The world’s original international city, many people ask what country is Hong Kong in? The answer isn’t as simple as it may seem; with its own money, passports and legal system Hong Kong isn’t quite Chinese, but with Chinese flags flying from its buildings and Beijing appointing its chief executive it isn’t quite independent. We unravel exactly what country Hong Kong is in.
Until 1997, and the Hong Kong handover, Hong Kong was a colony of the United Kingdom, ruled by a governor. Today, the Hong Kong Special Administrative Region (SAR) is a part of China, although this comes with a biblical size of caveats.

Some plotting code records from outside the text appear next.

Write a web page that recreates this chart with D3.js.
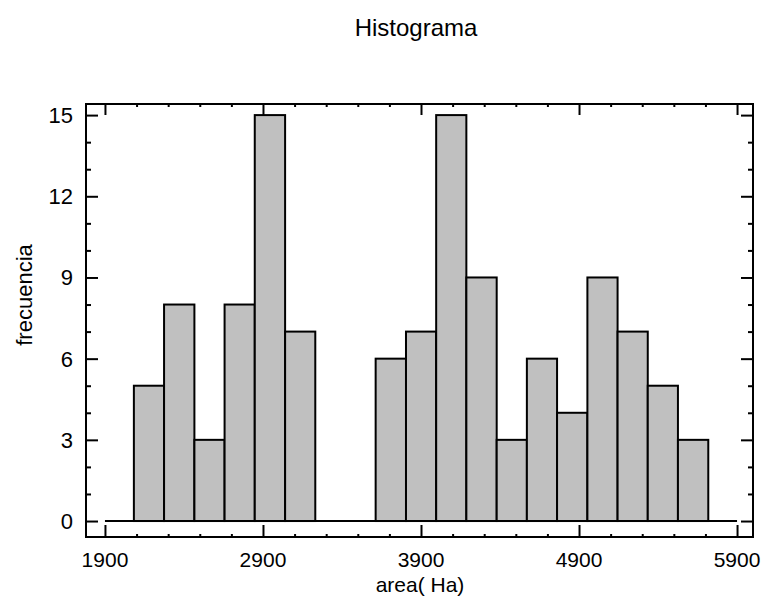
<!DOCTYPE html>
<html>
<head>
<meta charset="utf-8">
<script src="https://cdn.jsdelivr.net/npm/d3@7"></script>
<style>
  body { margin: 0; background: #fff; }
  text { font-family: "Liberation Sans", Arial, sans-serif; fill: #000; }
</style>
</head>
<body>
<div id="chart"></div>
<script>
// histogram classes (lower/upper limits) and frequencies
const binEdges = [2083, 2274, 2466, 2657, 2848, 3040, 3231, 3422, 3613, 3805,
                  3996, 4187, 4379, 4570, 4761, 4953, 5144, 5335, 5526, 5718];
const freq = [5, 8, 3, 8, 15, 7, 0, 0, 6, 7, 15, 9, 3, 6, 4, 9, 7, 5, 3];
const xTicks = [1900, 2900, 3900, 4900, 5900];
const yTicks = [0, 3, 6, 9, 12, 15];

histogram();

function histogram() {
    let W = 762, H = 603;
    let frame = { left: 86, top: 104, right: 753, bottom: 537 };

    let svg = d3.select("#chart").append("svg")
        .attr("width", W)
        .attr("height", H);

    let x = d3.scaleLinear()
        .domain([1780, 6001])
        .range([frame.left, frame.right]);
    let y = d3.scaleLinear()
        .domain([-0.59, 15.41])
        .range([frame.bottom, frame.top]);

    let bins = freq.map((f, i) => ({ x0: binEdges[i], x1: binEdges[i + 1], count: f }));

    // bars
    svg.selectAll(".bar")
        .data(bins.filter(d => d.count > 0))
        .enter()
        .append("rect")
        .attr("class", "bar")
        .attr("x", d => x(d.x0))
        .attr("width", d => x(d.x1) - x(d.x0))
        .attr("y", d => y(d.count))
        .attr("height", d => y(0) - y(d.count))
        .attr("fill", "#c0c0c0")
        .attr("stroke", "#000")
        .attr("stroke-width", 2);

    // zero line
    svg.append("line")
        .attr("x1", x(1900)).attr("x2", x(5900))
        .attr("y1", y(0)).attr("y2", y(0))
        .attr("stroke", "#000")
        .attr("stroke-width", 2);

    let minorX = d3.range(1900, 5901, 200).filter(v => !xTicks.includes(v));
    let minorY = d3.range(0, 16, 1).filter(v => !yTicks.includes(v));

    function axis(gen, scale, major, minor, tx, ty, majLen, minLen) {
        let g = svg.append("g").attr("transform", "translate(" + tx + "," + ty + ")");
        g.append("g").call(gen(scale).tickValues(minor).tickSize(-minLen).tickFormat(""));
        g.append("g").call(gen(scale).tickValues(major).tickSize(-majLen).tickFormat(""));
        g.selectAll(".domain").remove();
        g.selectAll("line").attr("stroke", "#000").attr("stroke-width", 2);
        return g;
    }

    axis(d3.axisBottom, x, xTicks, minorX, 0, frame.bottom, 12, 3);
    axis(d3.axisTop, x, xTicks, minorX, 0, frame.top, 11, 3);
    axis(d3.axisLeft, y, yTicks, minorY, frame.left, 0, 12, 5);
    axis(d3.axisRight, y, yTicks, minorY, frame.right, 0, 12, 5);

    // frame
    svg.append("rect")
        .attr("x", frame.left).attr("y", frame.top)
        .attr("width", frame.right - frame.left)
        .attr("height", frame.bottom - frame.top)
        .attr("fill", "none")
        .attr("stroke", "#000")
        .attr("stroke-width", 2);

    // tick labels
    svg.selectAll(".xlab")
        .data(xTicks)
        .enter()
        .append("text")
        .attr("x", d => x(d))
        .attr("y", 567)
        .attr("text-anchor", "middle")
        .style("font-size", "21px")
        .text(d => d);

    svg.selectAll(".ylab")
        .data(yTicks)
        .enter()
        .append("text")
        .attr("x", 73)
        .attr("y", d => y(d) + 8)
        .attr("text-anchor", "end")
        .style("font-size", "22px")
        .text(d => d);

    // titles
    svg.append("text")
        .attr("x", 416)
        .attr("y", 36)
        .attr("text-anchor", "middle")
        .style("font-size", "24px")
        .text("Histograma");

    svg.append("text")
        .attr("x", 420)
        .attr("y", 592)
        .attr("text-anchor", "middle")
        .style("font-size", "21px")
        .text("area( Ha)");

    svg.append("text")
        .attr("transform", "translate(32,295) rotate(-90)")
        .attr("text-anchor", "middle")
        .style("font-size", "22px")
        .text("frecuencia");
}
</script>
</body>
</html>
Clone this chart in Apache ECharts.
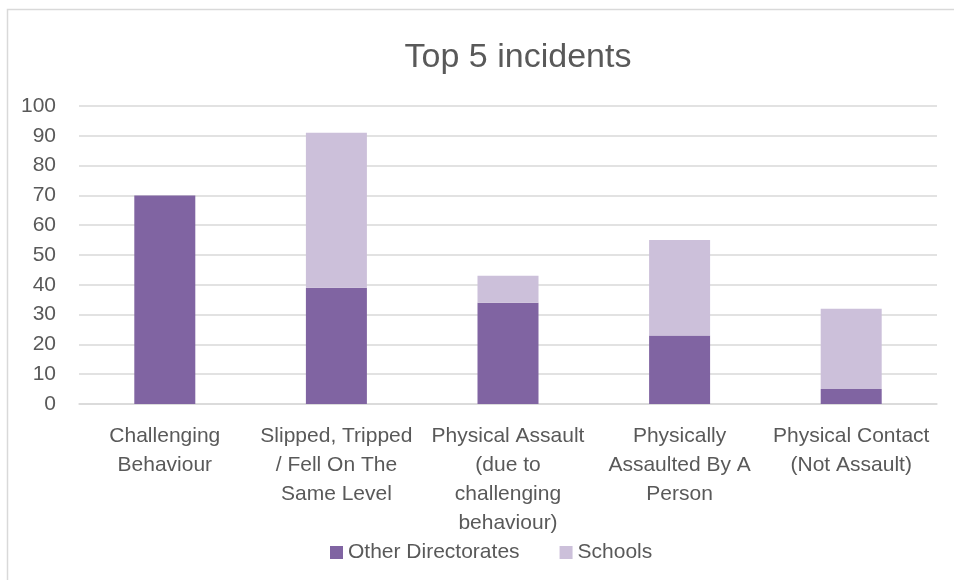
<!DOCTYPE html>
<html>
<head>
<meta charset="utf-8">
<script src="https://cdn.jsdelivr.net/npm/echarts@6/dist/echarts.min.js"></script>
<style>html,body{margin:0;padding:0;background:#fff}#c{width:954px;height:580px}</style>
</head>
<body>
<div id="c"></div>
<script>
const categories = [
  "Challenging\nBehaviour",
  "Slipped, Tripped\n/ Fell On The\nSame Level",
  "Physical Assault\n(due to\nchallenging\nbehaviour)",
  "Physically\nAssaulted By A\nPerson",
  "Physical Contact\n(Not Assault)"
];
const otherDirectorates = [70, 39, 34, 23, 5];
const schools = [0, 52, 9, 32, 27];
const yTicks = { min: 0, max: 100, interval: 10 };

const FONT = "Liberation Sans";
const TXT = "#595959";
const chart = echarts.init(document.getElementById('c'), null, { renderer: 'canvas' });
chart.setOption({
  animation: false,
  backgroundColor: '#fff',
  title: {
    text: 'Top 5 incidents',
    left: 513, top: 36, textAlign: 'center',
    textStyle: { fontFamily: FONT, fontSize: 34, fontWeight: 'normal', color: TXT }
  },
  graphic: [{
    type: 'rect', shape: { x: 7.5, y: 9.5, width: 1200, height: 1200 },
    style: { fill: 'none', stroke: '#D9D9D9', lineWidth: 1.5 }, silent: true, z: -1
  }],
  legend: {
    left: 325, top: 537, itemWidth: 13, itemHeight: 13, itemGap: 40,
    icon: 'rect',
    textStyle: { fontFamily: FONT, fontSize: 21, color: TXT },
    data: ['Other Directorates', 'Schools']
  },
  grid: { left: 79, right: 17, top: 106, bottom: 176, containLabel: false },
  xAxis: {
    type: 'category', data: categories,
    axisLine: { lineStyle: { color: '#D9D9D9', width: 1.5 } },
    axisTick: { show: false },
    axisLabel: { interval: 0, fontFamily: FONT, fontSize: 21, color: TXT, lineHeight: 29, margin: 18 }
  },
  yAxis: {
    type: 'value', min: yTicks.min, max: yTicks.max, interval: yTicks.interval,
    axisLine: { show: false }, axisTick: { show: false },
    axisLabel: { fontFamily: FONT, fontSize: 21, color: TXT, margin: 23 },
    splitLine: { lineStyle: { color: '#D9D9D9', width: 1.5 } }
  },
  series: [
    { name: 'Other Directorates', type: 'bar', stack: 's', data: otherDirectorates, barWidth: 61, itemStyle: { color: '#8064A2' } },
    { name: 'Schools', type: 'bar', stack: 's', data: schools, barWidth: 61, itemStyle: { color: '#CCC0DA' } }
  ]
});
</script>
</body>
</html>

Hong Kong’s Basic Law, as agreed between China and Britain, means Hong Kong will retain its own currency (the Hong Kong dollar), legal system, and parliamentary system for fifty years. This means, for all practical purposes, Hong Kong is actually a separate country to China.
Visitors to Hong Kong, who usually receive visa free access, will have to apply for a visa to visit China. Chinese nationals also require permits to visit Hong Kong. Hong Kong and China maintain a border. China maintains a sort of quasi embassy in Hong Kong via the Chinese ministry of foreign affairs.
The Chinese Reminibi is not accepted in Hong Kong, expect in a handful of stores. The Hong Kong dollar is not legal tender in China.
Hong Kong has a wholly separate legal system to China.
Hong Kongers have their own separate passports, the HKSAR passport.